Friday, June 28, 2013

Writing what you don't know...

Talking about writing out of your comfort zone... An article in The Guardian talks about a U.S. writer, Kristine Kathryn Rusch, who self published her series of books about a black male detective. According to Rusch, publishers wanted her books UNTIL they found out they were written by a white woman.

Here's an excerpt from the article, quoting Rusch:

"Initially, when the publishers read the book, they thought I was a black man who had participated in the Civil Rights movement and walked with Dr King. So they set up a marketing plan based (from what I can guess) on putting this imaginary Civil Rights pioneer on Oprah and talking with her about the new mystery novel. [...] When the publishers realised that I was not black, too young to be in the Civil Rights movement, and had no 'marketability' or 'platform', they withdrew the offers. The book was worth nothing to them if I couldn't tour 'with legitimacy'."

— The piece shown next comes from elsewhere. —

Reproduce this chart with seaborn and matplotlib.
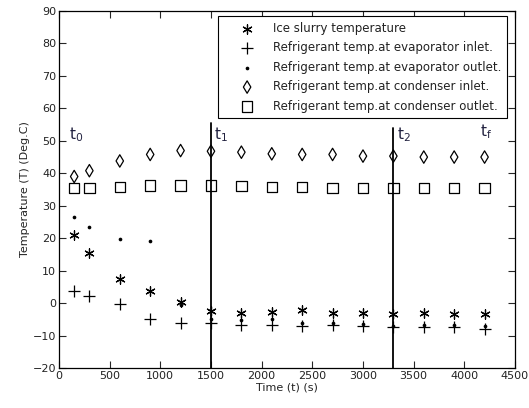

I don't know the whole story, so I don't want to say who's right or wrong here. But, personally, I don't see anything wrong with someone of one race/gender writing from the point of view of a different race/gender -- as long as the writer puts forth the best effort and does appropriate research. I've written from the p.o.v. of an elderly Chinese man before...then again, my father-in-law is Chinese! I know it won't be perfect, but then again, that's why it's fiction!

Friday, June 21, 2013

Writing waaaaay out of your comfort zone!

Just read an excellent blog post by author Hugh Ashton about writing outside of your comfort zone. Ashton was born in the UK and later moved to Japan, where he now lives. He talks in his post about not being sure of where to set his novels -- as an expat, he's no longer familiar with contemporary British life, and he worries that setting all his books in Japan will have limited appeal to international audiences.  His solution? He writes about the past, namely London in the late 19th century, when Sherlock Holmes was "alive."

To me, Ashton replaces one uncertainty with another -- I'm not comfortable writing about the past because it requires so much fact checking! But this obviously works for him. My current dilemma has to do with a murder mystery novel I'm working on. The main character is paraplegic, and I'm struggling with making her believable. I have no experience (thankfully) of spinal cord injuries, and while I know writing is about using your imagination, it's also about putting yourself in the character's shoes. I have been watching videos and reading blogs written by people with disabilities, but that has only made me more aware of how little I know! Nevertheless, I will keep plugging away. I like my main character, and I want her to get out there in the public!

I think it's extremely important for writers to move outside their comfort zones, not just to improve writing skills but to also help broaden their horizons, and their readers' horizons. Hopefully, by writing about what we DON'T know, we can bring a new perspective to the table, a new way of thinking about things. What do you think? Is it better to write what you know and not risk offending anyone with a lack of knowledge?

P.S. For more information about what it's like living with SCI (Spinal Cord Injuries), read the excellent blog

Wednesday, June 12, 2013

Smut By the Sea!

Don't you just love the name of this literary festival in Scarborough, England, for erotic literature! Smut By the Sea has nothing to do with Southern lit, unless you count England as being in the Southern section of the British Isles, but I couldn't pass up such a great name!

And what about a similar festival here in the South? Yes, we're in the middle of the Bible Belt (at least, I am in North Carolina), but surely we have erotic fiction writers here, too, under assumed names. How about "Erotic by the Ocean" or similar? Any ideas??

Friday, June 7, 2013

Southern summer reads!

Hi, everyone! I've been collecting emails about new Southern novels being published, and now I have a few to share. I haven't read any of these yet, but they all look interesting!

Reader and blogger Pamela Trawick offers up an excellent review of Into The Free by Julie Cantrell:
"Into the Free conveys Depression-era Mississippi innocence along with the harshness of survival in a time of unemployment and poverty. Life is hard, Millie’s family life is harder, and still she marches on. While not duplicating Harper Lee’s Scout, Millie has enough of a Scout echo to strum heartstrings that adore Alabama’s favorite heroine."
Kansas City writer and blogger Stephen Roth reviews Camp Redemption by Raymond L. Atkins:
"It’s about a brother and sister who own a cash-strapped children’s church camp in north Georgia, and one day receive an unexpected visitor. Like a lot of fine Southern writing, this novel has charmingly eccentric characters, a strong appreciation of history, and asks some rather pointed questions about God’s involvement in everyday life. It’s also beautifully written and funny as heck."
And, if you like cozy Southern fiction, here's an overview from The Word Verve, a writing and editing consulting company, of Front Porch Lemonade by JudiLynn Taylor:
"On the front porch of one Victorian home in the small Southern town of Eubanks, six women gather to indulge themselves in some cutting up, cutting loose, and an unparalleled stream of blowing off steam. While these friends cannot stop the events that at times attempt to knock them off their charted courses, they do find a way to embrace the changes in their lives—through each other’s support, laughter, and a healthy dose of Miss Abby’s lemonade. Hold the vodka?"